> **Written instruction**: Could you write out the opening lines of the data, word for word, stopping after the line that contains "plt.rcParams['axes.unicode_minus'] = False"?

## Start Stored data

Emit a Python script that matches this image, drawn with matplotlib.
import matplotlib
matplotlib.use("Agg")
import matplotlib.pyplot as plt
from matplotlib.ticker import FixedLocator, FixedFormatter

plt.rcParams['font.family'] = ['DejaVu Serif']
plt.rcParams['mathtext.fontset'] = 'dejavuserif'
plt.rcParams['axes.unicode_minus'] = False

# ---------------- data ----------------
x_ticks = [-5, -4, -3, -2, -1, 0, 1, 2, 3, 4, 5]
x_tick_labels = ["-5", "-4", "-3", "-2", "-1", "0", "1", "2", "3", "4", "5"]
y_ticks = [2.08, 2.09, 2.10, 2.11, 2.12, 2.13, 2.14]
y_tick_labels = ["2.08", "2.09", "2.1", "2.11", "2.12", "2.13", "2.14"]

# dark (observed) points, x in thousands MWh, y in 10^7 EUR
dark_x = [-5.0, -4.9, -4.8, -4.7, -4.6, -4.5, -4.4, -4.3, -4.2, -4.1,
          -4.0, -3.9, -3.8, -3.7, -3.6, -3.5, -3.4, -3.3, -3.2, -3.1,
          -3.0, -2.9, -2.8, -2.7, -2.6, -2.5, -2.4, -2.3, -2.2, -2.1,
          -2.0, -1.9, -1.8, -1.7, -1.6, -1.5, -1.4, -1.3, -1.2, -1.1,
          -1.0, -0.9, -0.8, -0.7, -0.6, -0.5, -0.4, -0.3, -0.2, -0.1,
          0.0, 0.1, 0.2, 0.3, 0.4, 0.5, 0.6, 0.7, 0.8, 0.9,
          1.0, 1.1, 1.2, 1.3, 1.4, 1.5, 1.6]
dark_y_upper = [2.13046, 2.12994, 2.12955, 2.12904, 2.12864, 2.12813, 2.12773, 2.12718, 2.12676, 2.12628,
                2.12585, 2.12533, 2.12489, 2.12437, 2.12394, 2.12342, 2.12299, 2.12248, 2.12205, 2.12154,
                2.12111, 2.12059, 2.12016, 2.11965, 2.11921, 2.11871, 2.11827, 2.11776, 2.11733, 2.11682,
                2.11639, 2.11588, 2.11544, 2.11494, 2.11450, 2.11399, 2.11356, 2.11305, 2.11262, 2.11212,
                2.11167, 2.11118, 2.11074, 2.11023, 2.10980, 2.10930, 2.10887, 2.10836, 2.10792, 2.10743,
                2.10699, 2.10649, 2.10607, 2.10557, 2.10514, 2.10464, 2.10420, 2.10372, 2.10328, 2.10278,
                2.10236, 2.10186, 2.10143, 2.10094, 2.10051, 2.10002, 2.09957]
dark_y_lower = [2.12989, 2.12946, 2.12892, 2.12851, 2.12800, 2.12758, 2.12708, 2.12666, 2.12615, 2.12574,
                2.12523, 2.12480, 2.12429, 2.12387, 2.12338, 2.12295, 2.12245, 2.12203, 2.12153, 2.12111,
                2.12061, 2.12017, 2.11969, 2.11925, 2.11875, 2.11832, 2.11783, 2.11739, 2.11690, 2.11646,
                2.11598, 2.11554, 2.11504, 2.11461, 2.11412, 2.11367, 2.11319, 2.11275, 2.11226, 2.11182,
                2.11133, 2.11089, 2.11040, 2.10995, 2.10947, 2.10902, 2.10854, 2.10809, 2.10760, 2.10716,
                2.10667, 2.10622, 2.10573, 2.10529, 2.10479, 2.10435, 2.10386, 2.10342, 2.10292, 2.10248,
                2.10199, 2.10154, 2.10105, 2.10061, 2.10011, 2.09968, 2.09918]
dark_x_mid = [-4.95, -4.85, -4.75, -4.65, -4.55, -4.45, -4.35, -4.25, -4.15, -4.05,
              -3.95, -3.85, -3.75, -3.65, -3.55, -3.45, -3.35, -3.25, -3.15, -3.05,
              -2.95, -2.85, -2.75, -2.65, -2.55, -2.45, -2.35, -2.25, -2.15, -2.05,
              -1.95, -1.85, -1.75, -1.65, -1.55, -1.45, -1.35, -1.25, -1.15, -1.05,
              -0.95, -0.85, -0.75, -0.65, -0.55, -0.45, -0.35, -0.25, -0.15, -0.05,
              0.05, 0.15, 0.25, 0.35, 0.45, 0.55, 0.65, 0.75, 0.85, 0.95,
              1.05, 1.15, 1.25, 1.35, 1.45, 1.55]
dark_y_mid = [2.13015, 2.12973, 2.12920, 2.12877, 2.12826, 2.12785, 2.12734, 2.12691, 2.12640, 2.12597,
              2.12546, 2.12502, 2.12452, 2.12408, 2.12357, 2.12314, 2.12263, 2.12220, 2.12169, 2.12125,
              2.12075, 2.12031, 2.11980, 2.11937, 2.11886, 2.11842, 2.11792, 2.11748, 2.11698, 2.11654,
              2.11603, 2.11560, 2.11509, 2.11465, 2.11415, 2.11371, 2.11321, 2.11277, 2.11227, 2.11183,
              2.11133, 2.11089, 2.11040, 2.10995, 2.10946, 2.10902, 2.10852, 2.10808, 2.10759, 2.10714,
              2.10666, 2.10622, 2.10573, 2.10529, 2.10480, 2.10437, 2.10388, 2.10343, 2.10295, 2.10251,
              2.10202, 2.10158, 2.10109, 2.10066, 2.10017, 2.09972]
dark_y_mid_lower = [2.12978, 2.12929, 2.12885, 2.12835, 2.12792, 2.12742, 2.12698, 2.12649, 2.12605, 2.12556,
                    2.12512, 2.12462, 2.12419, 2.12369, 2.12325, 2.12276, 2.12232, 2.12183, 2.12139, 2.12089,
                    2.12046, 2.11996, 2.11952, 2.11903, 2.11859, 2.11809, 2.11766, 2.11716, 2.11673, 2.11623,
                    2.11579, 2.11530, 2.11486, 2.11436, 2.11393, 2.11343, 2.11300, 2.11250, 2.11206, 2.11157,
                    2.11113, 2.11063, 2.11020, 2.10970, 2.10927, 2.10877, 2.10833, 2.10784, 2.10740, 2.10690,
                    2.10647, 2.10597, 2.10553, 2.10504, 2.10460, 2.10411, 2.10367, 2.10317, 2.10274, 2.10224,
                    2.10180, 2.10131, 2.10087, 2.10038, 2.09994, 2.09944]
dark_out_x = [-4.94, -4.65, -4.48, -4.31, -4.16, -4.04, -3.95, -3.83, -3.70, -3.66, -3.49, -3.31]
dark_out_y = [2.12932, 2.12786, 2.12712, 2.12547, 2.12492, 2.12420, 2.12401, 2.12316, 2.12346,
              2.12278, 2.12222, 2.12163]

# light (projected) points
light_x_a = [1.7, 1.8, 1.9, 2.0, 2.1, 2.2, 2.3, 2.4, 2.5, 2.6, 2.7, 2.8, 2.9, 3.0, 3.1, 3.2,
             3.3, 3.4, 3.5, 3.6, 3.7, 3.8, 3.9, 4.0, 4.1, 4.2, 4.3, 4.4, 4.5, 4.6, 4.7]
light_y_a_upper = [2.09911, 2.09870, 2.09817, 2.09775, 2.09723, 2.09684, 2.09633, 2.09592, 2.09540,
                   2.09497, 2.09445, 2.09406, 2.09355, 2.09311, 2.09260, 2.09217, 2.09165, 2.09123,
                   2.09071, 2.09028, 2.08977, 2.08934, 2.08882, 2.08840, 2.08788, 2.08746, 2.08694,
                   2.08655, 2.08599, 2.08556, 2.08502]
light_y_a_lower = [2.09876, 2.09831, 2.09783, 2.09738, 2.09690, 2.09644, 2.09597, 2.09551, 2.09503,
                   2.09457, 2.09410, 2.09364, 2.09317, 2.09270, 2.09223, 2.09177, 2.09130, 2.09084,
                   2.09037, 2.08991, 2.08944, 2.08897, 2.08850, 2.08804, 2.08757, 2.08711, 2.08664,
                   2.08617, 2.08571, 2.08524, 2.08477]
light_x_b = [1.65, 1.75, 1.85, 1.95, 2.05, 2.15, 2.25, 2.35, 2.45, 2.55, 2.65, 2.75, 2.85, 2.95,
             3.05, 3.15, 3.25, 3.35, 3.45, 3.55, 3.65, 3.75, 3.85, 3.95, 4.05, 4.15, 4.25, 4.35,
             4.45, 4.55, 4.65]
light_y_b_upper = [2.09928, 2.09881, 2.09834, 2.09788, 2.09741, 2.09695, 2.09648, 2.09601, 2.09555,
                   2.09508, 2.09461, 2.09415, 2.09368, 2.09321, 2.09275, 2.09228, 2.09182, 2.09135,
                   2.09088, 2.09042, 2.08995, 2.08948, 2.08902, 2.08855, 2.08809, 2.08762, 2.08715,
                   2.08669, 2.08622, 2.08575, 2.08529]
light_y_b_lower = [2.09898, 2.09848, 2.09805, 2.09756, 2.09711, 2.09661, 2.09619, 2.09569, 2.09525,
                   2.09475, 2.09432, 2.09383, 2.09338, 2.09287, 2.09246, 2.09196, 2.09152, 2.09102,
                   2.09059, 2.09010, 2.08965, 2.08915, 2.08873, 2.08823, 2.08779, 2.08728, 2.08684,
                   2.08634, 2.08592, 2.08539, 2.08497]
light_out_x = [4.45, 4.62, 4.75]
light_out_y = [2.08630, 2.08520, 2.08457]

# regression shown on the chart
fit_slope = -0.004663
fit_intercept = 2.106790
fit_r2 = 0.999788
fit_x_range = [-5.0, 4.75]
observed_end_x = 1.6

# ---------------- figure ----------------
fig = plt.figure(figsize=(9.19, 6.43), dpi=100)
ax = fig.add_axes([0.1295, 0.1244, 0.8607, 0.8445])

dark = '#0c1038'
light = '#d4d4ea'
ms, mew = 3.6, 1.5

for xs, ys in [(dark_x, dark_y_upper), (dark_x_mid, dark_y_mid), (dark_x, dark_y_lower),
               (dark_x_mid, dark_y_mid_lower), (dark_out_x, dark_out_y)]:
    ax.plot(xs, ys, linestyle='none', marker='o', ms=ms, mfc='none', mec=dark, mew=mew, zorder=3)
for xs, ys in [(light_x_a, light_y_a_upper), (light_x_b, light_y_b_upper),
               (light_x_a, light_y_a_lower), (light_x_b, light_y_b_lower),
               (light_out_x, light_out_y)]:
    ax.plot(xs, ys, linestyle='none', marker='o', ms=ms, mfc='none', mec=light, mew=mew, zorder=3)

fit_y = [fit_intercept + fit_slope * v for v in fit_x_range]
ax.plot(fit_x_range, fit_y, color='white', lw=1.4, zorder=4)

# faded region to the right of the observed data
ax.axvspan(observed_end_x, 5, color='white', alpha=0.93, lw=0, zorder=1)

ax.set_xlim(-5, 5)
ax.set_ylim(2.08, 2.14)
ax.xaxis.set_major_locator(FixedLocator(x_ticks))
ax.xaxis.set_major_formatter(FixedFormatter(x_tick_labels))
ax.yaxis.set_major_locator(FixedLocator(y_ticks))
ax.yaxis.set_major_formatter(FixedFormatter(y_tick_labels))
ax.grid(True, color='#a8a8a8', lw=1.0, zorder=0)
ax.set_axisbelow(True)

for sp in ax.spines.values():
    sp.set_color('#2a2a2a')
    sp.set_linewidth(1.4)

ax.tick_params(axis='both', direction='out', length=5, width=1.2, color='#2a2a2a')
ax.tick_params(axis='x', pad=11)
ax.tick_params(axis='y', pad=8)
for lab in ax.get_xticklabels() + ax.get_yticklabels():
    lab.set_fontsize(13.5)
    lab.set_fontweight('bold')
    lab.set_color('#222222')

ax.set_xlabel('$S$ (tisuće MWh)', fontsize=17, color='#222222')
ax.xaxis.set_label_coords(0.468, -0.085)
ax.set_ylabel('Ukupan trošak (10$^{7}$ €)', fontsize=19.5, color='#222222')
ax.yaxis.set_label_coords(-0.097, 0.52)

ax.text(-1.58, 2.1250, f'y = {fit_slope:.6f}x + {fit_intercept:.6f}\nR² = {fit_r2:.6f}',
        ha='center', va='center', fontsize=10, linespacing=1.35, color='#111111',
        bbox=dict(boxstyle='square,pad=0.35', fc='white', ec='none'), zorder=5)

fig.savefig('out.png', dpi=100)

## End Stored data

> **Answer for the task**:
Emit a Python script that matches this image, drawn with matplotlib.
import matplotlib
matplotlib.use("Agg")
import matplotlib.pyplot as plt
from matplotlib.ticker import FixedLocator, FixedFormatter

plt.rcParams['font.family'] = ['DejaVu Serif']
plt.rcParams['mathtext.fontset'] = 'dejavuserif'
plt.rcParams['axes.unicode_minus'] = False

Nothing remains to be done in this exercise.